Lois and I booked some holiday and, this week, walked the Cumbria Way: a five day route along the North South axis of the Lake District. We had enjoyed three dry and sunny weeks in late April, when we formed the plan, but this week was very wet indeed. (What should one do when faced with a stream too wide and deep to get easily across? We waded in our boots sacrificing dry feet to up the chances of making it across without falling over.)
As the weather deteriorated, I began to wonder about the pleasure of walking in such conditions. In good weather, there is a variety of sensory-based and purely aesthetic pleasures (the sun on one’s skin, the views, characteristically walking-based conversations with companions etc).
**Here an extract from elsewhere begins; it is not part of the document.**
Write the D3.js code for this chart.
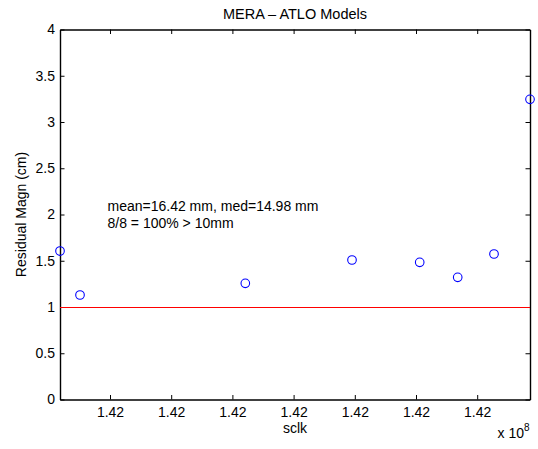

But these do not survive solitary tramping hunkered down in a cagoule in the rain. What does survive, I think, (but merely as a pleasure like any other, to be weighed against discomfort) is cognitive. It is the pleasure of knowing how parts of the walk connect together. So, for example, Borrowdale connects via Langstrathdale to Langdale. But I now know what that connection looks like, how accessible it is relative to a normal day’s walk, how much it matters to be carrying a pack over it and there’s pleasure to be had in such knowledge.
The worry, though, about that line of thought is that it might slide into a too personal form of knowledge: that the experience one has in doing the walk does more than is safely domesticated through demonstrative thought and other innocent notions. One would not want that to seem to support merely private knowing.